The SAT is unfair and shouldn’t decide college admissions
The SAT has been a factor in college admissions since the 1920s, but this controversial standardized test is unfair for students who have personal and environmental disadvantages. Students who come from low-income families or suffer from test anxiety are automatically set back in comparison to students that don’t have these concerns. Says Kindalynn Ortega, a mass communications freshman US.
First, many students cannot afford to take the exam, leaving them without the opportunity to have a college education. Second, there are many external factors that have an impact on a student’s test performance and, consequentially, their scores. For these reasons, the SAT should not be a major factor in college admissions.
The SAT costs about $50 without the essay and about $65 with the essay. This puts low-income students at a disadvantage. Students and their families may not have the means to pay for this exam out-of-pocket and not every student receives waivers to take the exam for free.
There are other costs for the exam as well. Students can purchase SAT practice workbooks online or in-store, but these workbooks are not as helpful as tutoring. Private tutors for the exam are costly, however, ranging from $45-100 dollars per hour. Low-income students do not have the privilege of receiving the additional help a tutor provides since most of them cannot afford to have extra preparations for the exam in the first place.
To add to this, the SAT is not the easiest exam. As a result, many students find themselves having to take the exam more than one time. Students’ families sometimes end up paying double or triple the original amount to provide their children the opportunity to prove themselves worthy of a good education. Recently, a bribery scandal regarding college admissions was exposed. Fifty people took part in this operation, including two SAT/ACT administrators, a college administrator and an exam proctor alongside many affluent families. Wealthy parents paid thousands of dollars to either help their children cheat on standardized college entrance tests or to bribe college coaches and school officials to accept their kids as college athletes—even if the kids did not play those sports.
This scandal is an indication that people with wealthy backgrounds have an advantage over those that don’t. They are afforded better access to better resources. SAT scores don’t seem to matter when it comes to the wealthy paying SAT/ACT and college administrators to look the other way, so it shouldn’t matter when it comes to lower-income students as well.
Not only are there monetary problems when it comes to the SAT, but there are also problems with students’ mental health. There are many students across the nation who stress about getting into college because of this exam or about not having the resources to prepare or take the SAT.
On the day of an exam, a student might be sick or experience an unfortunate life circumstance. This would have an impact on their test performance. It costs about $29 dollars for a student to reschedule their test day, leaving low-income students with no option but to skip their exam or continue with it even though they are not mentally prepared for it. It also adds even more money to the original cost, which many students or families struggle to pay in the first place.

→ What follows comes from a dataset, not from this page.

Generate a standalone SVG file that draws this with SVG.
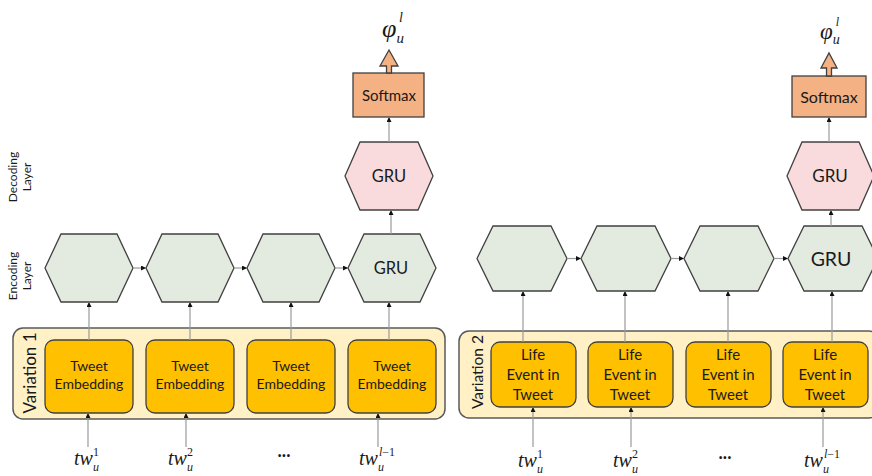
<svg xmlns="http://www.w3.org/2000/svg" width="872" height="476" viewBox="0 0 872 476">
<defs>
<marker id="ah" viewBox="0 0 6 6" refX="6" refY="3" markerWidth="5" markerHeight="5" orient="auto" markerUnits="userSpaceOnUse">
<path d="M0,0 L6,3 L0,6 Z" fill="#111"/>
</marker>
<style>
.enc{fill:#E3EAE0;stroke:#404040;stroke-width:1.3}
.dec{fill:#F9DADD;stroke:#404040;stroke-width:1.3}
.sm{fill:#F4B183;stroke:#404040;stroke-width:1.3}
.box{fill:#FFC000;stroke:#404040;stroke-width:1.3}
.cont{fill:#FFF0C6;stroke:#595959;stroke-width:1.5}
.t{font-family:Lato,"Open Sans",sans-serif;fill:#1a1a1a;text-anchor:middle}
.m{font-family:"Liberation Serif",serif;font-style:italic;fill:#1a1a1a}
.n{font-style:normal}
.c line{stroke:#9a9a9a;stroke-width:1.2;marker-end:url(#ah)}
</style>
</defs>
<rect width="872" height="476" fill="#fff"/>

<!-- side labels -->
<g id="decoding-label">
<text class="t" font-size="12" transform="translate(17,177) rotate(-90)">Decoding</text>
<text class="t" font-size="12" transform="translate(31,177) rotate(-90)">Layer</text>
</g>
<g id="encoding-label">
<text class="t" font-size="12" transform="translate(17,276) rotate(-90)">Encoding</text>
<text class="t" font-size="12" transform="translate(31,276) rotate(-90)">Layer</text>
</g>

<!-- Left panel -->
<g id="variation1">
<rect class="cont" x="13" y="328" width="432" height="91" rx="10"/>
<text class="t" font-size="17" transform="translate(36,373) rotate(-90)">Variation 1</text>
</g>
<g id="tweet1"><rect class="box" x="45" y="340" width="88" height="73" rx="9"/><text class="t" font-size="14"><tspan x="89" y="371">Tweet</tspan><tspan x="89" y="389">Embedding</tspan></text></g>
<g id="tweet2"><rect class="box" x="146" y="340" width="88" height="73" rx="9"/><text class="t" font-size="14"><tspan x="190" y="371">Tweet</tspan><tspan x="190" y="389">Embedding</tspan></text></g>
<g id="tweet3"><rect class="box" x="247" y="340" width="88" height="73" rx="9"/><text class="t" font-size="14"><tspan x="291" y="371">Tweet</tspan><tspan x="291" y="389">Embedding</tspan></text></g>
<g id="tweet4"><rect class="box" x="348" y="340" width="88" height="73" rx="9"/><text class="t" font-size="14"><tspan x="392" y="371">Tweet</tspan><tspan x="392" y="389">Embedding</tspan></text></g>

<g id="enc1"><polygon class="enc" points="45,268 61,234 117,234 133,268 117,302 61,302"/></g>
<g id="enc2"><polygon class="enc" points="146,268 162,234 218,234 234,268 218,302 162,302"/></g>
<g id="enc3"><polygon class="enc" points="247,268 263,234 319,234 335,268 319,302 263,302"/></g>
<g id="enc4"><polygon class="enc" points="348,268 364,234 420,234 436,268 420,302 364,302"/><text class="t" font-size="16.5" x="391" y="274">GRU</text></g>

<g id="dec1"><polygon class="dec" points="345,176 360,142 418,142 433,176 418,210 360,210"/><text class="t" font-size="16.5" x="389" y="182">GRU</text></g>
<g id="softmax1"><rect class="sm" x="353" y="73" width="71" height="44"/><text class="t" font-size="15" x="389" y="101">Softmax</text>
<polygon class="sm" points="386.5,73 386.5,66 380,66 389,50 398,66 391.5,66 391.5,73"/></g>
<g id="phi1"><text class="m" font-size="26" x="382" y="37">φ<tspan font-size="15" dy="6">u</tspan><tspan font-size="14" dx="-5" dy="-21">l</tspan></text></g>

<g id="in1"><text class="m" font-size="20" x="74" y="465">tw<tspan font-size="12" dy="6">u</tspan><tspan class="n" font-size="12" dx="-6" dy="-15">1</tspan></text></g>
<g id="in2"><text class="m" font-size="20" x="168" y="465">tw<tspan font-size="12" dy="6">u</tspan><tspan class="n" font-size="12" dx="-6" dy="-15">2</tspan></text></g>
<g id="dots1"><text class="t" font-size="18" font-weight="bold" x="284" y="457">...</text></g>
<g id="in4"><text class="m" font-size="20" x="359" y="465">tw<tspan font-size="12" dy="6">u</tspan><tspan font-size="12" dx="-5" dy="-15">l<tspan class="n">−1</tspan></tspan></text></g>

<!-- Right panel -->
<g id="variation2">
<rect class="cont" x="459" y="331" width="420" height="87" rx="10"/>
<text class="t" font-size="15.5" transform="translate(483,372) rotate(-90)">Variation 2</text>
</g>
<g id="life1"><rect class="box" x="491" y="342" width="85" height="65" rx="9"/><text class="t" font-size="15"><tspan x="533" y="360">Life</tspan><tspan x="533" y="380">Event in</tspan><tspan x="533" y="400">Tweet</tspan></text></g>
<g id="life2"><rect class="box" x="588" y="342" width="85" height="65" rx="9"/><text class="t" font-size="15"><tspan x="630" y="360">Life</tspan><tspan x="630" y="380">Event in</tspan><tspan x="630" y="400">Tweet</tspan></text></g>
<g id="life3"><rect class="box" x="686" y="342" width="85" height="65" rx="9"/><text class="t" font-size="15"><tspan x="728" y="360">Life</tspan><tspan x="728" y="380">Event in</tspan><tspan x="728" y="400">Tweet</tspan></text></g>
<g id="life4"><rect class="box" x="783" y="342" width="85" height="65" rx="9"/><text class="t" font-size="15"><tspan x="825" y="360">Life</tspan><tspan x="825" y="380">Event in</tspan><tspan x="825" y="400">Tweet</tspan></text></g>

<g id="renc1"><polygon class="enc" points="477,258.5 493,226 551,226 567,258.5 551,291 493,291"/></g>
<g id="renc2"><polygon class="enc" points="581,258.5 597,226 655,226 671,258.5 655,291 597,291"/></g>
<g id="renc3"><polygon class="enc" points="684,258.5 700,226 758,226 774,258.5 758,291 700,291"/></g>
<g id="renc4"><polygon class="enc" points="788,258.5 804,226 862,226 878,258.5 862,291 804,291"/><text class="t" font-size="19.5" x="831" y="265.5">GRU</text></g>

<g id="rdec1"><polygon class="dec" points="787,176 802,142 859,142 874,176 859,210 802,210"/><text class="t" font-size="17" x="830" y="182">GRU</text></g>
<g id="softmax2"><rect class="sm" x="792" y="76" width="74" height="41"/><text class="t" font-size="16" x="829" y="103">Softmax</text>
<polygon class="sm" points="826.5,76 826.5,68 821,68 829,53 837,68 831.5,68 831.5,76"/></g>
<g id="phi2"><text class="m" font-size="23" x="820" y="39">φ<tspan font-size="14" dy="5">u</tspan><tspan font-size="12" dx="-4" dy="-18">l</tspan></text></g>

<g id="rin1"><text class="m" font-size="20" x="518" y="467">tw<tspan font-size="12" dy="6">u</tspan><tspan class="n" font-size="12" dx="-6" dy="-15">1</tspan></text></g>
<g id="rin2"><text class="m" font-size="20" x="613" y="467">tw<tspan font-size="12" dy="6">u</tspan><tspan class="n" font-size="12" dx="-6" dy="-15">2</tspan></text></g>
<g id="dots2"><text class="t" font-size="18" font-weight="bold" x="725" y="459">...</text></g>
<g id="rin4"><text class="m" font-size="20" x="804" y="467">tw<tspan font-size="12" dy="6">u</tspan><tspan font-size="12" dx="-5" dy="-15">l<tspan class="n">−1</tspan></tspan></text></g>

<!-- connectors -->
<g id="connectors" class="c">
<line x1="133" y1="268" x2="146" y2="268"/>
<line x1="234" y1="268" x2="247" y2="268"/>
<line x1="335" y1="268" x2="348" y2="268"/>
<line x1="89" y1="340" x2="89" y2="302"/>
<line x1="190" y1="340" x2="190" y2="302"/>
<line x1="291" y1="340" x2="291" y2="302"/>
<line x1="389" y1="340" x2="389" y2="302"/>
<line x1="88" y1="447" x2="88" y2="413"/>
<line x1="186" y1="447" x2="186" y2="413"/>
<line x1="378" y1="447" x2="378" y2="413"/>
<line x1="391" y1="234" x2="391" y2="210"/>
<line x1="389" y1="142" x2="389" y2="117"/>
<line x1="567" y1="258.5" x2="581" y2="258.5"/>
<line x1="671" y1="258.5" x2="684" y2="258.5"/>
<line x1="774" y1="258.5" x2="788" y2="258.5"/>
<line x1="523" y1="342" x2="523" y2="291"/>
<line x1="625" y1="342" x2="625" y2="291"/>
<line x1="728" y1="342" x2="728" y2="291"/>
<line x1="832" y1="342" x2="832" y2="291"/>
<line x1="533" y1="447" x2="533" y2="407"/>
<line x1="631" y1="447" x2="631" y2="407"/>
<line x1="823" y1="447" x2="823" y2="407"/>
<line x1="831" y1="226" x2="831" y2="210"/>
<line x1="829" y1="142" x2="829" y2="117"/>
</g>
</svg>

Mental disabilities also have a great influence on a student’s performance. Test anxiety affects 10 to 40 percent of students. Statistics show that this percentage increases when it comes to standardized testing. Students with testing anxiety are more prone to having panic attacks while testing due to the stress they may experience. With the SAT having a major influence on students’ futures, the anxiety that comes along with the test can be worsened.
The SAT is supposed to prove a student’s college readiness, but this is one of the worst possible ways to decide if a student can handle college courses. Personally, I made a below average score on this exam both times I took it, but I currently have a 3.4 GPA, proving that a high SAT score does not indicate academic excellence.
The main focus of college admissions should be a student’s GPA in high school, extracurricular activities and job experience if the student had to work to provide for themselves or their family during high school.
The SAT belittles students by making them feel like they are not intelligent or adequate enough for college when this is not true at all. College admission boards need to reconsider how heavily to weigh this make-or-break exam and also explore biases surrounding the SAT test if money isn’t their first priority.